Die zentrale Bedeutung von Erwerbarbeit als Hindernis für alternative Formen der Vergemeinschaftung

Abstract

Die zentrale Bedeutung von Erwerbarbeit als Hindernis für alternative Formen der Vergemeinschaftung Erwerbsarbeit ist ganz zweifellos der nach wie vor zentrale Modus gesellschaftlicher Integration. Das Deutungsmuster, nach dem eine vollwertige gesellschaftliche Teilhabe an die Voraussetzung von Erwerbsarbeit geknüpft ist, hat nichts an seiner Hegemonie verloren, im Gegenteil: Die Erwerbsarbeitsnorm wird im öffentlichen Diskurs vielmehr forciert und keineswegs in Frage gestellt. Die aktuelle Hyperarbeitsgesellschaft (Voß/Pongratz 2001), die mehr denn je in allen Bereichen von Erwerbsarbeit geprägt ist, beinhaltet allerdings auch eine enorme Zunahme prekärer und nicht-existenzsichernder Beschäftigung sowie eine anhaltende Erwerbslosigkeit für einen Teil der Bevölkerung.

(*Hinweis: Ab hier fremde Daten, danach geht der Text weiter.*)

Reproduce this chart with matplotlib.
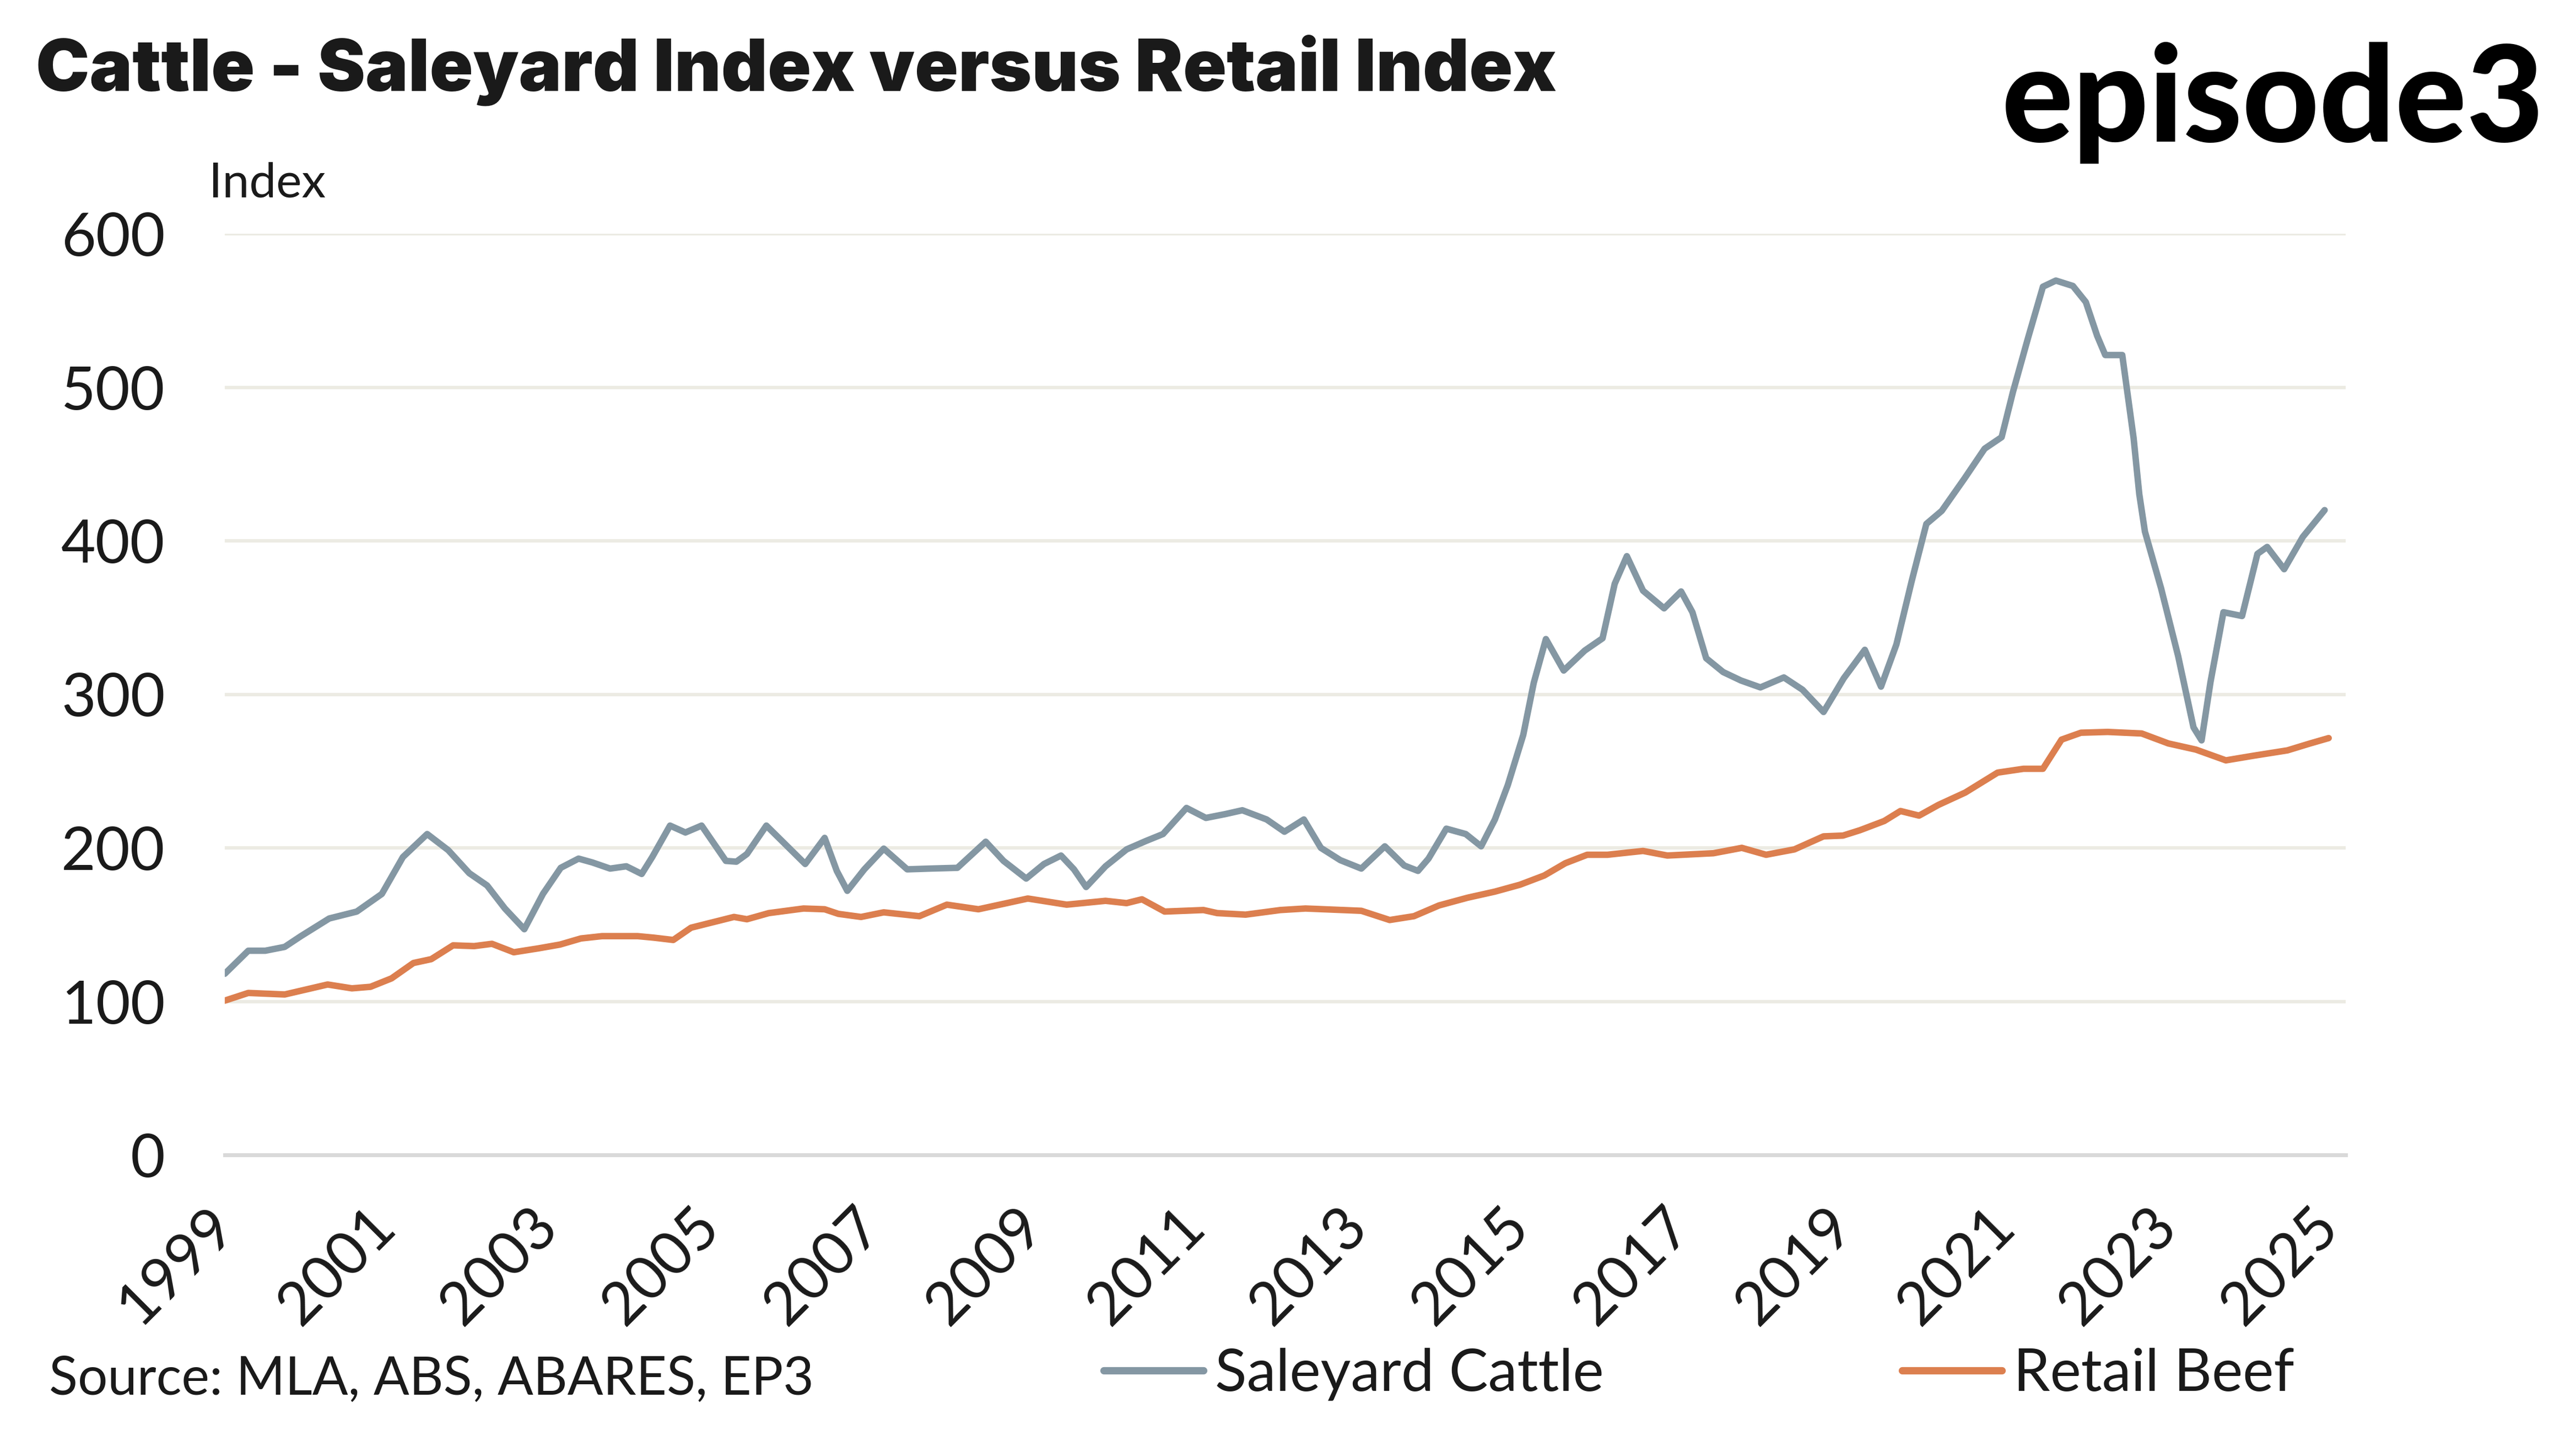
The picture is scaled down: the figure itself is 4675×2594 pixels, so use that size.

Aus dieser Gleichzeitigkeit zweier widersprüchlicher Entwicklungen resultiert ein offenkundiges Dilemma: Einerseits wird Erwerbsarbeit als Norm, Quelle der Anerkennung und zentraler Modus der Vergesellschaftung seit Jahren von arbeitsmarktpolitischer Seite verstärkt - und andererseits erweist sich Erwerbsarbeit für nicht wenige Menschen zunehmend als unsicher oder sogar obsolet für eine stabile soziale Integration und vollwertige gesellschaftliche Teilhabe. Dies gilt nicht allein für Langzeiterwerbslose, die kaum noch eine Chance auf eine Rückkehr in den ersten Arbeitsmarkt haben, sondern auch für prekär Beschäftigte bzw. Personen, die in ihrer Biographie mehrfach oder dauerhaft zwischen Erwerbsarbeit und Leistungsbezug wechseln (Grimm/Vogel 2008; Grimm/Vogel 2010). Vor diesem Hintergrund stellt sich die Frage nach möglichen alternativen Orientierungen und Handlungsstrategien, mit denen die Zentralität von Erwerbsarbeit relativiert werden könnte, in besonderer Weise. Wir möchten dieser Frage in unserem Beitrag anhand der subjektiven Sicht und alltäglichen Handlungsstrategien von prekär Beschäftigten und Erwerbslosen nachgehen und herausarbeiten, ob und inwiefern bei ihnen Formen der Vergemeinschaftung und Solidarisierung erkennbar werden, die man als Ansätze für Alternativen zur hegemonialen Vergesellschaftung über Erwerbsarbeit bezeichnen könnte. Lässt sich bei prekär Beschäftigten und Erwerbslosen eine 'innere' Distanz gegenüber dem zentralen Integrationsmodus finden, welche der faktisch schwindenden Integrationskraft von Erwerbsarbeit Rechnung tragen würde?